Sin embargo, destaca el elevado aumento de la inflación subyacente, que creció todavía el 6,1% interanual en mayo, aun cuando durante el mismo mes del año pasado ya estaba registrando crecimientos significativos. Por tanto, el encarecimiento del coste de la vida, que comenzó siendo un fenómeno importado, está ahora enraizado en la economía española.
Mientras tanto, en el mercado de trabajo no se han registrado hasta ahora efectos significativos de segunda ronda en términos de retroalimentación entre el crecimiento de precios y salarios. En este sentido, hay que valorar positivamente el acuerdo de actualización salarial alcanzado entre los agentes sociales, sobre todo por su contribución al anclaje de las expectativas de inflación durante este año, más que por las probabilidades de que pueda cumplirse a lo largo de todo el periodo del acuerdo y en dos legislaturas diferentes.
En este escenario, en Equipo Económico (Ee) prevemos que el aumento medio anual del IPC será del 4,2% en 2023 y del 3,1% en 2024. Consideramos que la convergencia hacia el objetivo del 2% establecido por el BCE se lograría solo a finales de 2024. Estimamos que el IPC subyacente crecerá por encima del IPC general, de manera que aumentará en media anual el 4,9% en 2023 y el 3,4% en 2024. Pese a su reciente moderación, la inflación se mantendrá arraigada, y durante todo 2023 continuarán además las divergencias entre los sectores de la economía española en cuanto a la intensidad del crecimiento de los precios.
Frente a las todavía fuertes presiones inflacionistas, el BCE cuenta con margen para endurecer su política monetaria, generando progresivamente una mayor restricción en la concesión de crédito. Los efectos en la economía real no se harán esperar en cuanto a una disminución de la inversión y consumo. Aunque, en el panorama actual de fuerte heterogeneidad entre los registros de inflación de los países de la eurozona, el control de la espiral inflacionista pasa por el anclaje de las expectativas a través de una mayor coherencia de la política económica de los estados miembros. Sus políticas fiscales y los necesarios impulsos en materia de reformas estructurales deberían ir en consonancia con la política monetaria, para no causar mayores desequilibrios.
Teniendo en cuenta que volúmenes elevados de endeudamiento público aumentan las expectativas de inflación, y ante el incremento de costes de financiación y de volatilidad financiera, el debate sobre la sostenibilidad de la deuda vuelve con fuerza en Europa.
Pero España se sitúa de nuevo a contracorriente debido a los desajustes acumulados en sus cuentas públicas, y pese a que la inflación viene facilitando un aumento artificioso de la recaudación tributaria. Aun así, no parece que en el muy corto plazo el nuevo contexto político, ante la convocatoria de elecciones generales el próximo 23 de julio, haga factible que se eliminen durante las próximas semanas las medidas fiscales implementadas en España para hacer frente a la inflación y que esto pudiera contribuir a aliviar el gasto público.

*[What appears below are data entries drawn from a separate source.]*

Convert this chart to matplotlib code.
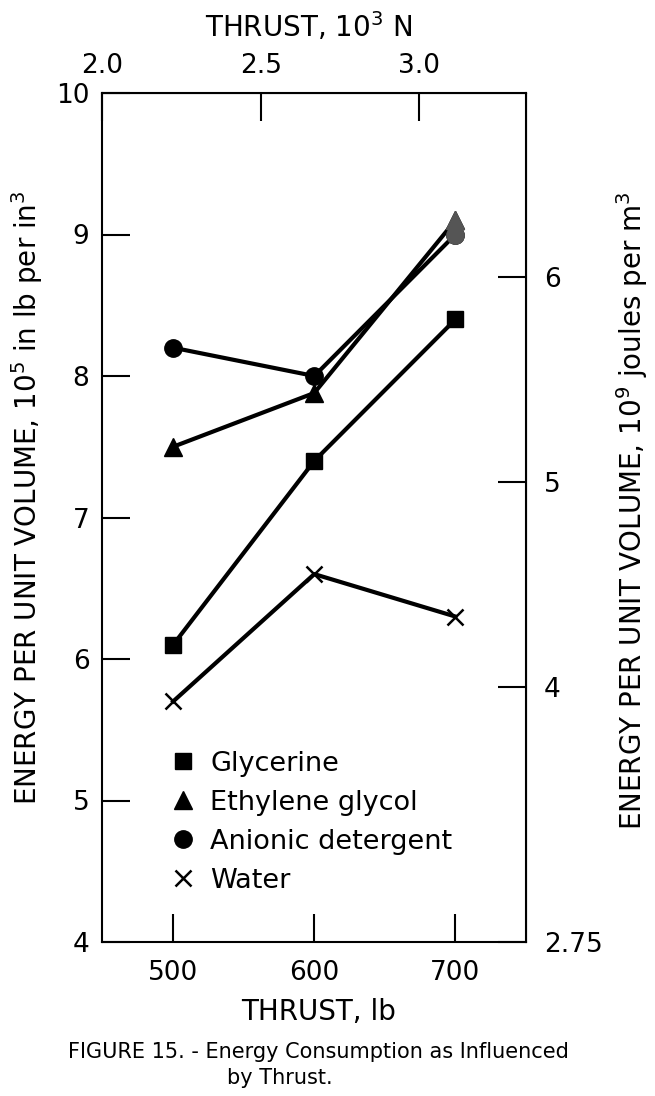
import numpy as np
import matplotlib
matplotlib.use("Agg")
import matplotlib.pyplot as plt
from matplotlib.lines import Line2D

# thrust, lb
thrust = [500, 600, 700]

# energy per unit volume, 10^5 in lb per in^3
glycerine = [6.1, 7.4, 8.4]
ethylene_glycol = [7.5, 7.88, 9.1]
anionic_detergent = [8.2, 8.0, 9.0]
water = [5.7, 6.6, 6.3]

left_ticks = [4, 5, 6, 7, 8, 9, 10]
right_ticks = [4, 5, 6]
top_ticks = [2.0, 2.5, 3.0]

LB_TO_KN = 4.44822 / 1000.0
INLB_TO_GJ = 0.689476   # 10^5 in lb/in^3 -> 10^9 J/m^3

plt.rcParams['font.family'] = 'DejaVu Sans'
FS = 19      # ticks
LFS = 20     # axis labels

fig = plt.figure(figsize=(6.55, 10.96), dpi=100)
ax = fig.add_axes([102 / 655, 1 - 942 / 1096, 424 / 655, 849 / 1096])

lw = 3.0
ax.plot(thrust, glycerine, color='black', lw=lw, marker='s', ms=11.5)
ax.plot(thrust, ethylene_glycol, color='black', lw=lw, marker='^', ms=12.5)
ax.plot(thrust, anionic_detergent, color='black', lw=lw, marker='o', ms=12.5)
ax.plot(thrust, water, color='black', lw=lw, marker='x', ms=11.5, mew=1.8)
# last two points came out grey in the print
ax.plot(thrust[-1:], ethylene_glycol[-1:], ls='none', marker='^', ms=12.5, color='#555555')
ax.plot(thrust[-1:], anionic_detergent[-1:], ls='none', marker='o', ms=12.5, color='#555555')

ax.set_xlim(2.0 / LB_TO_KN, 750)
ax.set_ylim(4, 10)

for s in ax.spines.values():
    s.set_linewidth(1.5)

ax.set_xticks(thrust)
ax.set_yticks(left_ticks)
ax.tick_params(direction='in', length=20, width=1.5, labelsize=FS)
ax.tick_params(axis='x', pad=13)
ax.tick_params(axis='y', pad=9)

top = ax.secondary_xaxis('top', functions=(lambda x: x * LB_TO_KN, lambda x: x / LB_TO_KN))
top.set_xticks(top_ticks)
top.set_xticklabels(['2.0', '2.5', '3.0'])
top.tick_params(direction='in', length=20, width=1.5, labelsize=FS, pad=10)

right = ax.secondary_yaxis('right', functions=(lambda y: y * INLB_TO_GJ, lambda y: y / INLB_TO_GJ))
right.set_yticks([4 * INLB_TO_GJ] + right_ticks)
right.set_yticklabels(['2.75', '4', '5', '6'])
right.tick_params(direction='in', length=20, width=1.5, labelsize=FS, pad=13)

fig.text(309 / 655, 1 - 27 / 1096, r'THRUST, $\mathregular{10^3}$ N', ha='center', va='center', fontsize=LFS)
fig.text(319 / 655, 1 - 1012 / 1096, 'THRUST, lb', ha='center', va='center', fontsize=LFS)
fig.text(27 / 655, 1 - 498 / 1096,
         r'ENERGY PER UNIT VOLUME, $\mathregular{10^5}$ in lb per in$\mathregular{^3}$',
         rotation=90, ha='center', va='center', fontsize=LFS)
fig.text(632 / 655, 1 - 511 / 1096,
         r'ENERGY PER UNIT VOLUME, $\mathregular{10^9}$ joules per m$\mathregular{^3}$',
         rotation=90, ha='center', va='center', fontsize=LFS)

fig.text(68 / 655, 1 - 1052 / 1096, 'FIGURE 15. - Energy Consumption as Influenced',
         ha='left', va='center', fontsize=15)
fig.text(227 / 655, 1 - 1078 / 1096, 'by Thrust.', ha='left', va='center', fontsize=15)

handles = [
    Line2D([], [], ls='none', marker='s', ms=11.5, color='black', label='Glycerine'),
    Line2D([], [], ls='none', marker='^', ms=12.5, color='black', label='Ethylene glycol'),
    Line2D([], [], ls='none', marker='o', ms=12.5, color='black', label='Anionic detergent'),
    Line2D([], [], ls='none', marker='x', ms=11.5, mew=1.8, color='black', label='Water'),
]
ax.legend(handles=handles, loc='upper left', bbox_to_anchor=(0.14, 0.238), frameon=False,
          fontsize=19.5, handlelength=0.8, handletextpad=0.6, labelspacing=0.48,
          borderaxespad=0)

fig.savefig('out.png', dpi=100)
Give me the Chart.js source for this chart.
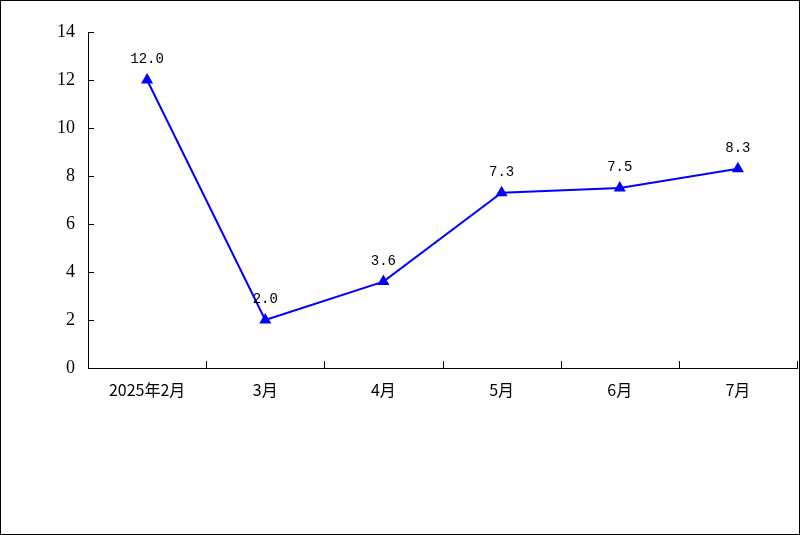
<!DOCTYPE html>
<html>
<head>
<meta charset="utf-8">
<script src="https://cdn.jsdelivr.net/npm/chart.js@4"></script>
<style>
  html, body { margin: 0; padding: 0; background: #fff; }
  #wrap { width: 800px; height: 535px; }
</style>
</head>
<body>
<div id="wrap"><canvas id="chart" width="800" height="535"></canvas></div>
<script>
// chart data
const months = ['2025年2月', '3月', '4月', '5月', '6月', '7月'];
const values = [12.0, 2.0, 3.6, 7.3, 7.5, 8.3];
const yTicks = [0, 2, 4, 6, 8, 10, 12, 14];

// outer frame, inner tick marks, value labels
const decorations = {
    id: 'decorations',
    beforeDraw(chart) {
        const ctx = chart.ctx;
        ctx.save();
        ctx.fillStyle = '#fff';
        ctx.fillRect(0, 0, chart.width, chart.height);
        ctx.restore();
    },
    afterDraw(chart) {
        const ctx = chart.ctx;
        const x = chart.scales.x;
        const y = chart.scales.y;
        ctx.save();
        ctx.strokeStyle = '#000';
        ctx.lineWidth = 1;

        // frame round the whole picture
        ctx.strokeRect(0.5, 0.5, chart.width - 1, chart.height - 1);

        // y tick marks, pointing into the plot
        yTicks.forEach(v => {
            const py = Math.round(y.getPixelForValue(v)) + 0.5;
            ctx.beginPath();
            ctx.moveTo(x.left, py);
            ctx.lineTo(x.left + 6, py);
            ctx.stroke();
        });

        // x tick marks between categories
        for (let i = 0; i <= months.length; i++) {
            const px = Math.round(x.getPixelForValue(i - 0.5)) + 0.5;
            ctx.beginPath();
            ctx.moveTo(px, y.bottom);
            ctx.lineTo(px, y.bottom - 7);
            ctx.stroke();
        }

        // value labels above the points
        const meta = chart.getDatasetMeta(0);
        ctx.fillStyle = '#000';
        ctx.font = '14px "Liberation Mono", monospace';
        ctx.textAlign = 'center';
        ctx.textBaseline = 'alphabetic';
        meta.data.forEach((pt, i) => {
            ctx.fillText(values[i].toFixed(1), pt.x, pt.y - 17);
        });
        ctx.restore();
    }
};

new Chart(document.getElementById('chart'), {
    type: 'line',
    data: {
        labels: months,
        datasets: [{
            data: values,
            borderColor: '#0000ff',
            backgroundColor: '#0000ff',
            borderWidth: 2,
            pointStyle: 'triangle',
            pointRadius: 5,
            pointHoverRadius: 5,
            tension: 0
        }]
    },
    options: {
        responsive: false,
        animation: false,
        events: [],
        layout: { autoPadding: false, padding: { left: 0, top: 32, right: 3, bottom: 0 } },
        plugins: {
            legend: { display: false },
            tooltip: { enabled: false }
        },
        scales: {
            x: {
                offset: true,
                grid: { display: false, drawTicks: false },
                border: { display: true, color: '#000', width: 1 },
                ticks: {
                    color: '#000',
                    padding: 12,
                    maxRotation: 0,
                    autoSkip: false,
                    font: { family: '"Noto Sans CJK SC", sans-serif', size: 16 }
                },
                afterFit(scale) { scale.height = 167; }
            },
            y: {
                min: 0,
                max: 14,
                afterBuildTicks(scale) { scale.ticks = yTicks.map(v => ({ value: v })); },
                grid: { display: false, drawTicks: false },
                border: { display: true, color: '#000', width: 1 },
                ticks: {
                    color: '#000',
                    padding: 13,
                    font: { family: '"Liberation Serif", serif', size: 18 }
                },
                afterFit(scale) { scale.width = 88; }
            }
        }
    },
    plugins: [decorations]
});
</script>
</body>
</html>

Sí es más evidente que, con el comienzo de la próxima legislatura, será necesaria una vuelta a la consolidación fiscal en España, que vendrá de nuevo impulsada desde Europa para controlar los elevados niveles de déficit y deuda públicos. Se trata de construir las bases para un crecimiento sostenido en el tiempo y para el control de las persistentes expectativas inflacionistas frente a escenarios de materialización de nuevos riesgos, que necesitarían además de una mayor restricción de la política monetaria y que llevarían a un menor crecimiento y creación de empleo.
José María Romero Vera es Director de Economía e Internacional en Equipo Económico (Ee).